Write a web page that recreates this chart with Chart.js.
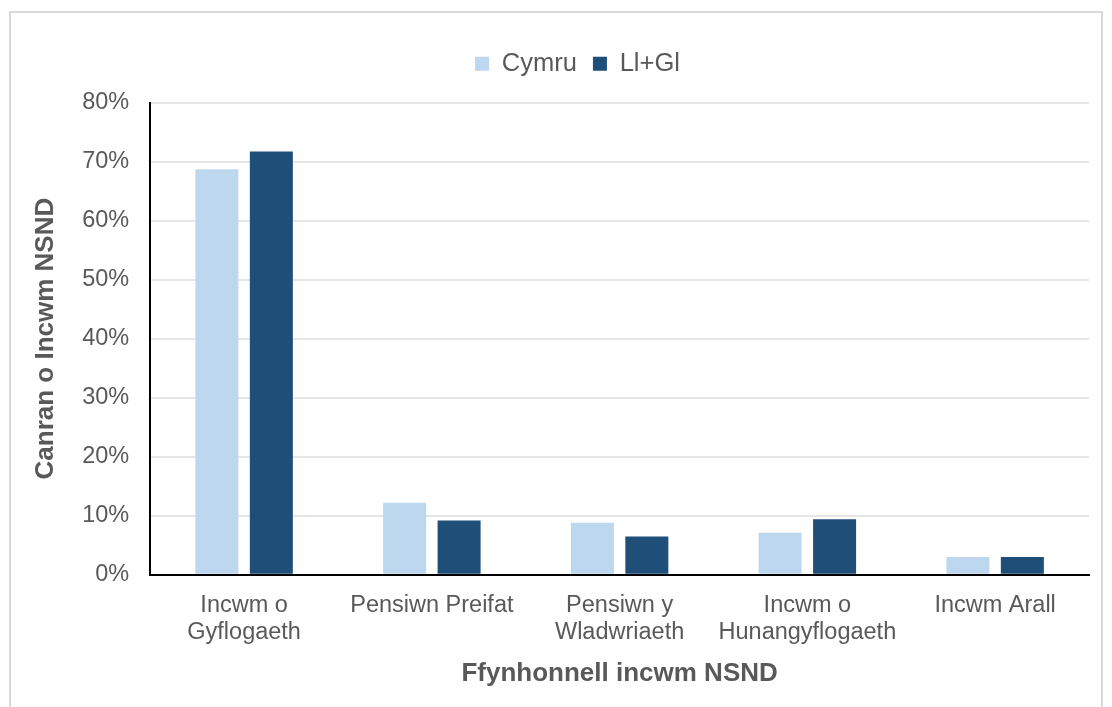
<!DOCTYPE html>
<html>
<head>
<meta charset="utf-8">
<script src="https://cdn.jsdelivr.net/npm/chart.js@4.4.1/dist/chart.umd.min.js"></script>
<style>
  body { margin: 0; background: #fff; }
  #frame { position: absolute; left: 9px; top: 11px; width: 1094px; height: 710px; border: 2px solid #d9d9d9; box-sizing: border-box; }
  #wrap { position: absolute; left: 11px; top: 13px; width: 1090px; height: 694px; }
</style>
</head>
<body>
<div id="frame"></div>
<div id="wrap"><canvas id="barChart"></canvas></div>
<script>
// categories and series (share of income, %)
var categories = [["Incwm o", "Gyflogaeth"], "Pensiwn Preifat", ["Pensiwn y", "Wladwriaeth"], ["Incwm o", "Hunangyflogaeth"], "Incwm Arall"];
var cymru = [68.7, 12.2, 8.8, 7.1, 3.0];
var llgl = [71.7, 9.2, 6.5, 9.4, 3.0];
var yTicks = [0, 10, 20, 30, 40, 50, 60, 70, 80];

var grey = "#595959";

// extra space under the legend, and nudge it right like the original
var legendTweak = {
  id: "legendTweak",
  beforeInit: function (chart) {
    var fit = chart.legend.fit;
    chart.legend.fit = function () {
      fit.call(this);
      this.height += 16;
    };
  },
  afterUpdate: function (chart) {
    chart.legend.left += 18;
    chart.legend.right += 18;
    chart.legend.adjustHitBoxes();
  }
};

var ctx = document.getElementById("barChart").getContext("2d");
var myBarChart = new Chart(ctx, {
  type: "bar",
  data: {
    labels: categories,
    datasets: [{
      label: "Cymru",
      data: cymru,
      backgroundColor: "#bdd7ee"
    }, {
      label: "Ll+Gl",
      data: llgl,
      backgroundColor: "#1f4e79"
    }]
  },
  options: {
    responsive: true,
    maintainAspectRatio: false,
    animation: false,
    categoryPercentage: 0.58,
    barPercentage: 0.79,
    layout: { padding: { left: 19, right: 12, top: 22, bottom: 14 } },
    plugins: {
      legend: {
        position: "top",
        labels: {
          color: grey,
          font: { family: "Arial, Liberation Sans", size: 25.5 },
          boxWidth: 14,
          boxHeight: 14,
          padding: 16
        }
      },
      tooltip: { enabled: false }
    },
    scales: {
      x: {
        grid: { display: false },
        border: { color: "#000", width: 2 },
        ticks: {
          color: grey,
          maxRotation: 0,
          padding: 9,
          font: { family: "Arial, Liberation Sans", size: 23.5, lineHeight: 1.15 }
        },
        title: {
          display: true,
          text: "Ffynhonnell incwm NSND",
          color: grey,
          padding: { top: 3 },
          font: { family: "Arial, Liberation Sans", size: 26, weight: "bold" }
        }
      },
      y: {
        min: 0,
        max: 80,
        afterBuildTicks: function (axis) {
          axis.ticks = yTicks.map(function (v) { return { value: v }; });
        },
        grid: { color: "#e6e6e6", lineWidth: 2, drawTicks: false },
        border: { color: "#000", width: 2 },
        ticks: {
          color: grey,
          padding: 21,
          font: { family: "Arial, Liberation Sans", size: 23.5 },
          callback: function (v) { return v + "%"; }
        },
        title: {
          display: true,
          text: "Canran o Incwm NSND",
          color: grey,
          padding: 0,
          font: { family: "Arial, Liberation Sans", size: 26, weight: "bold" }
        }
      }
    }
  },
  plugins: [legendTweak]
});
</script>
</body>
</html>
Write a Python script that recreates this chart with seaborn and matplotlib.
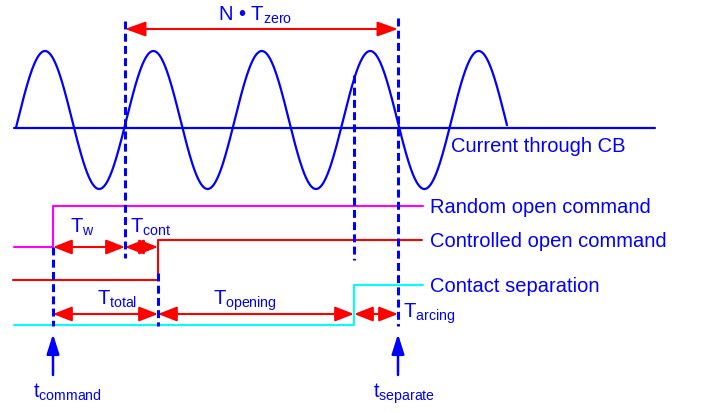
import numpy as np
import pandas as pd
import matplotlib
matplotlib.use("Agg")
import matplotlib.pyplot as plt
from matplotlib.patches import FancyArrowPatch
import seaborn as sns

# ---------------- data (diagram time / level units) ----------------
# current through CB (sinusoid)
wave_period = 108.4
wave_amp = 69.0
wave_center = 120.0
wave_peak_first = 45.0
wave_start, wave_end = 16.0, 507.0
baseline_level = 128.0
baseline_start, baseline_end = 14.0, 655.0

# event instants
t_command = 53.0
t_zero_first = 125.0
t_ctrl = 158.0
t_contact = 354.0
t_separate = 398.0

# step signals
random_x = [14, t_command, t_command, 423]
random_y = [247, 247, 206, 206]
ctrl_x = [13, t_ctrl, t_ctrl, 422]
ctrl_y = [280, 280, 240, 240]
contact_x = [14, t_contact, t_contact, 423]
contact_y = [325, 325, 285, 285]

# dashed markers: (x, top, bottom)
dash_x = [t_command, t_zero_first, t_ctrl, t_contact, t_separate]
dash_top = [247, 21, 273, 75, 18]
dash_bot = [326, 258, 326, 260, 326]

# interval arrows: (start, end, level)
iv_start = [t_zero_first, t_command, t_zero_first, t_command, t_ctrl, t_contact]
iv_end = [t_separate, t_zero_first, t_ctrl, t_ctrl, t_contact, t_separate]
iv_level = [29, 247, 247, 314, 314, 314]

signal_labels = ["Current through CB", "Random open command",
                 "Controlled open command", "Contact separation"]
interval_labels = [r"N • $\mathrm{T}_{\mathrm{zero}}$", r"$\mathrm{T}_{\mathrm{w}}$",
                   r"$\mathrm{T}_{\mathrm{cont}}$", r"$\mathrm{T}_{\mathrm{total}}$",
                   r"$\mathrm{T}_{\mathrm{opening}}$", r"$\mathrm{T}_{\mathrm{arcing}}$"]
instant_labels = [r"$\mathrm{t}_{\mathrm{command}}$", r"$\mathrm{t}_{\mathrm{separate}}$"]

# ---------------- style ----------------
sns.set_theme(style="white")
plt.rcParams["font.family"] = ["Liberation Sans", "DejaVu Sans"]
plt.rcParams["mathtext.fontset"] = "custom"
plt.rcParams["mathtext.rm"] = "Liberation Sans"
plt.rcParams["mathtext.it"] = "Liberation Sans:italic"
plt.rcParams["mathtext.bf"] = "Liberation Sans:bold"

BLUE = "#0000ff"
RED = "#ff0000"
MAGENTA = "#ff00ff"
CYAN = "#00ffff"
FS = 14.5

fig = plt.figure(figsize=(7.01, 4.13), dpi=100)
ax = fig.add_axes([0, 0, 1, 1])
ax.set_xlim(0, 701)
ax.set_ylim(413, 0)
ax.axis("off")

# current wave
x0 = wave_peak_first - wave_period / 4
wx = np.linspace(wave_start, wave_end, 800)
wy = wave_center - wave_amp * np.sin(2 * np.pi * (wx - x0) / wave_period)
sns.lineplot(x=wx, y=wy, ax=ax, color=BLUE, lw=1.6, sort=False, estimator=None)
sns.lineplot(x=[baseline_start, baseline_end], y=[baseline_level, baseline_level],
             ax=ax, color=BLUE, lw=1.6, sort=False, estimator=None)

# step signals
for xs, ys, c in [(random_x, random_y, MAGENTA), (ctrl_x, ctrl_y, RED),
                  (contact_x, contact_y, CYAN)]:
    sns.lineplot(x=xs, y=ys, ax=ax, color=c, lw=1.5, sort=False, estimator=None)

# dashed instants
for x, a, b in zip(dash_x, dash_top, dash_bot):
    ax.plot([x, x], [a, b], color=BLUE, lw=2.2, ls=(0, (2.6, 1.4)), solid_capstyle="butt")

# interval arrows
for s, e, lv in zip(iv_start, iv_end, iv_level):
    hl = 12.5 if s == t_zero_first and e == t_separate else 11.5
    arr = FancyArrowPatch((s, lv), (e, lv),
                          arrowstyle=f"<|-|>,head_length={hl},head_width=4.5",
                          mutation_scale=1, color=RED, lw=1.5,
                          shrinkA=0, shrinkB=0)
    ax.add_patch(arr)

# instant arrows
for x in [t_command, t_separate]:
    arr = FancyArrowPatch((x, 375), (x, 334),
                          arrowstyle="-|>,head_length=12,head_width=3.8",
                          mutation_scale=1, color=BLUE, lw=1.8,
                          shrinkA=0, shrinkB=0)
    ax.add_patch(arr)

# labels
ax.text(451, 152, signal_labels[0], color=BLUE, fontsize=FS, va="baseline")
ax.text(430, 213, signal_labels[1], color=BLUE, fontsize=FS, va="baseline")
ax.text(430, 247, signal_labels[2], color=BLUE, fontsize=FS, va="baseline")
ax.text(430, 292, signal_labels[3], color=BLUE, fontsize=FS, va="baseline")

iv_text_pos = [(218, 21), (70, 233), (130, 233), (97, 305), (213, 305), (403, 318)]
for lab, (tx, ty) in zip(interval_labels, iv_text_pos):
    ax.text(tx, ty, lab, color=BLUE, fontsize=FS, va="baseline")

ax.text(33, 398, instant_labels[0], color=BLUE, fontsize=FS, va="baseline")
ax.text(373, 398, instant_labels[1], color=BLUE, fontsize=FS, va="baseline")

fig.savefig("out.png", dpi=100)
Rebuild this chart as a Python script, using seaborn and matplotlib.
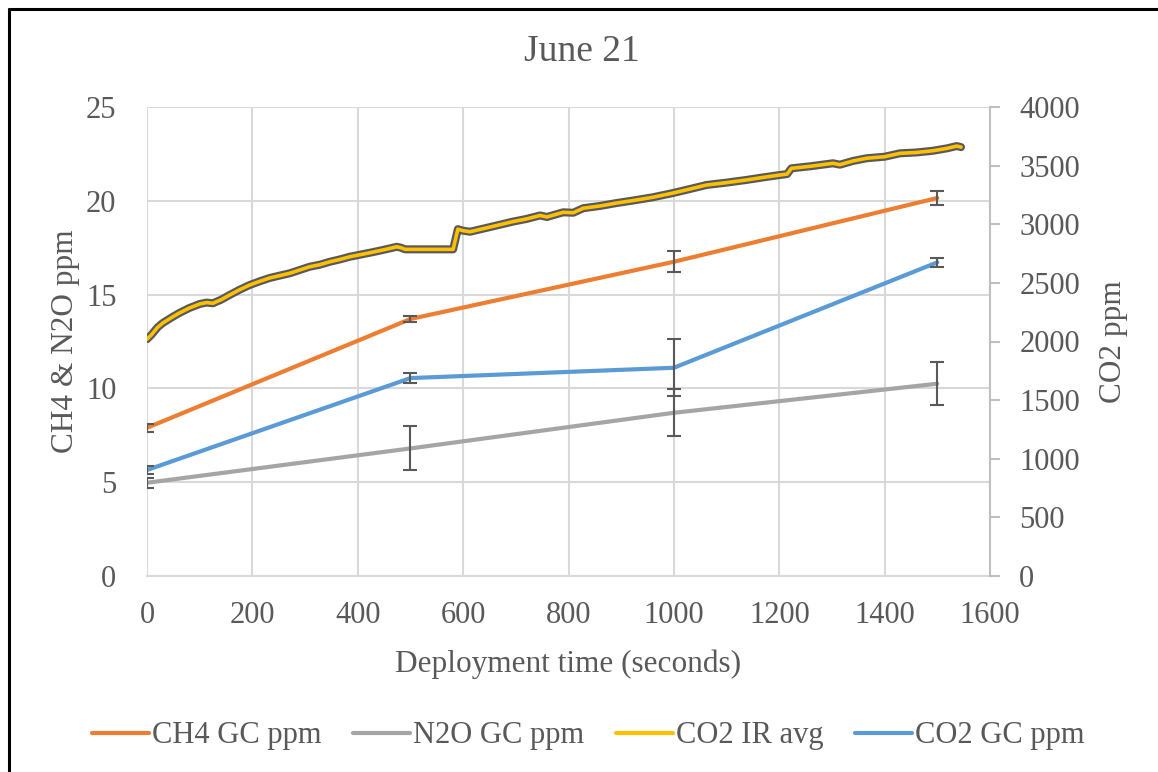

________________________________________

→ Requirements: Give again, word for word, the part that opens with the line containing "Write a Python" and closes with the one containing "import seaborn as sns". Include both of those lines and skip all pictures.

→ Result for this task:
Write a Python script that recreates this chart with seaborn and matplotlib.
import numpy as np
import pandas as pd
import matplotlib
matplotlib.use("Agg")
import matplotlib.pyplot as plt
from matplotlib.patches import FancyArrowPatch
import seaborn as sns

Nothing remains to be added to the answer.